** start of COLLECTED MATERIAL **
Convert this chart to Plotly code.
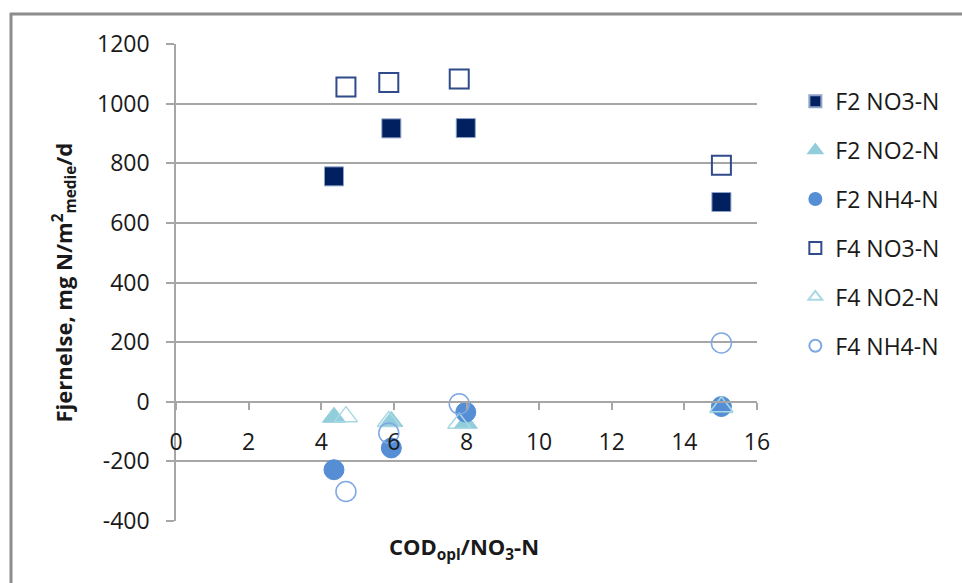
import plotly.graph_objects as go

# Data
f2_x = [4.35, 5.93, 7.98, 15.02]
f4_x = [4.68, 5.86, 7.8, 15.02]

f2_no3 = [756, 917, 918, 670]
f2_no2 = [-52, -66, -72, -20]
f2_nh4 = [-228, -155, -35, -16]

f4_no3 = [1056, 1071, 1083, 793]
f4_no2 = [-50, -66, -72, -17]
f4_nh4 = [-301, -105, -7, 197]

series_names = ["F2 NO3-N", "F2 NO2-N", "F2 NH4-N", "F4 NO3-N", "F4 NO2-N", "F4 NH4-N"]

y_ticks = [-400, -200, 0, 200, 400, 600, 800, 1000, 1200]
x_ticks = [0, 2, 4, 6, 8, 10, 12, 14, 16]

NAVY = "#002060"
LTBLUE = "#92CDDC"
MIDBLUE = "#558ED5"

fig = go.Figure()

fig.add_trace(go.Scatter(x=f2_x, y=f2_no3, mode="markers", name=series_names[0], legendgroup="a",
                         marker=dict(symbol="square", size=19, color=NAVY,
                                     line=dict(color="#8FA2C8", width=1))))
fig.add_trace(go.Scatter(x=f2_x, y=f2_no2, mode="markers", name=series_names[1], legendgroup="b",
                         marker=dict(symbol="triangle-up", size=20, color=LTBLUE,
                                     line=dict(color=LTBLUE, width=1))))
fig.add_trace(go.Scatter(x=f2_x, y=f2_nh4, mode="markers", name=series_names[2], legendgroup="c",
                         marker=dict(symbol="circle", size=20, color=MIDBLUE,
                                     line=dict(color=MIDBLUE, width=1))))
fig.add_trace(go.Scatter(x=f4_x, y=f4_no3, mode="markers", name=series_names[3], legendgroup="d",
                         marker=dict(symbol="square-open", size=19, color="#2F4B8A",
                                     line=dict(width=2))))
fig.add_trace(go.Scatter(x=f4_x, y=f4_no2, mode="markers", name=series_names[4], legendgroup="e",
                         marker=dict(symbol="triangle-up-open", size=20, color="#A9D8E4",
                                     line=dict(width=1.5))))
fig.add_trace(go.Scatter(x=f4_x, y=f4_nh4, mode="markers", name=series_names[5], legendgroup="f",
                         marker=dict(symbol="circle-open", size=20, color="#7EA8E4",
                                     line=dict(width=1.5))))

GRID = "#A6A6A6"
FONT = "Open Sans"
TXT = "#1a1a1a"

fig.update_layout(
    width=962, height=583,
    margin=dict(l=176, r=205, t=44, b=62),
    paper_bgcolor="white", plot_bgcolor="white",
    font=dict(family=FONT, color=TXT),
    showlegend=True,
    legend=dict(x=1.066, y=0.925, xanchor="left", yanchor="top",
                font=dict(family=FONT, size=23, color=TXT),
                itemsizing="constant", tracegroupgap=16,
                bgcolor="rgba(0,0,0,0)"),
    xaxis=dict(range=[0, 16], tickvals=x_ticks, ticktext=[str(v) for v in x_ticks],
               showgrid=False, zeroline=False,
               showline=True, linecolor=GRID, linewidth=1.5,
               ticks="outside", ticklen=7, tickcolor=GRID, tickwidth=1.5,
               tickfont=dict(family=FONT, size=23, color=TXT),
               ticklabelstandoff=13,
               anchor="free", position=0.25),
    yaxis=dict(range=[-400, 1200], tickvals=y_ticks, ticktext=[str(v) for v in y_ticks],
               showgrid=True, gridcolor=GRID, gridwidth=1.5, zeroline=False,
               showline=True, linecolor=GRID, linewidth=1.5,
               ticks="outside", ticklen=8, tickcolor=GRID, tickwidth=1.5,
               tickfont=dict(family=FONT, size=23, color=TXT),
               ticklabelstandoff=12),
)

# Axis titles
fig.add_annotation(text="<b>COD<sub>opl</sub>/NO<sub>3</sub>-N</b>", xref="paper", yref="paper",
                   x=0.495, y=0, yshift=-27, xanchor="center", yanchor="middle",
                   showarrow=False, font=dict(family=FONT, size=22, color=TXT))
fig.add_annotation(text="<b>Fjernelse, mg N/m<sup>2</sup><sub>medie</sub>/d</b>", xref="paper", yref="paper",
                   x=0, xshift=-112, y=0.5, textangle=-90, xanchor="center", yanchor="middle",
                   showarrow=False, font=dict(family=FONT, size=22, color=TXT))

# Outer chart border (top and left visible)
W, H = 962 - 176 - 205, 583 - 44 - 62
def px(xp):
    return (xp - 176) / W
def py(yp):
    return 1 - (yp - 44) / H
fig.add_shape(type="line", xref="paper", yref="paper", x0=px(10), x1=px(970), y0=py(14), y1=py(14),
              line=dict(color="#8C8C8C", width=3))
fig.add_shape(type="line", xref="paper", yref="paper", x0=px(11), x1=px(11), y0=py(13), y1=py(600),
              line=dict(color="#8C8C8C", width=3))

fig.write_html("out.html", config={"displayModeBar": False},
               post_script="document.body.style.margin='0';document.body.style.overflow='hidden';")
** end of COLLECTED MATERIAL **
- [DO THIS]
Pictures are excluded: retype only the lines from the beginning of the listing above through the line with "fig = go.Figure()", both included.

- [FINAL ANSWER]
Convert this chart to Plotly code.
import plotly.graph_objects as go

# Data
f2_x = [4.35, 5.93, 7.98, 15.02]
f4_x = [4.68, 5.86, 7.8, 15.02]

f2_no3 = [756, 917, 918, 670]
f2_no2 = [-52, -66, -72, -20]
f2_nh4 = [-228, -155, -35, -16]

f4_no3 = [1056, 1071, 1083, 793]
f4_no2 = [-50, -66, -72, -17]
f4_nh4 = [-301, -105, -7, 197]

series_names = ["F2 NO3-N", "F2 NO2-N", "F2 NH4-N", "F4 NO3-N", "F4 NO2-N", "F4 NH4-N"]

y_ticks = [-400, -200, 0, 200, 400, 600, 800, 1000, 1200]
x_ticks = [0, 2, 4, 6, 8, 10, 12, 14, 16]

NAVY = "#002060"
LTBLUE = "#92CDDC"
MIDBLUE = "#558ED5"

fig = go.Figure()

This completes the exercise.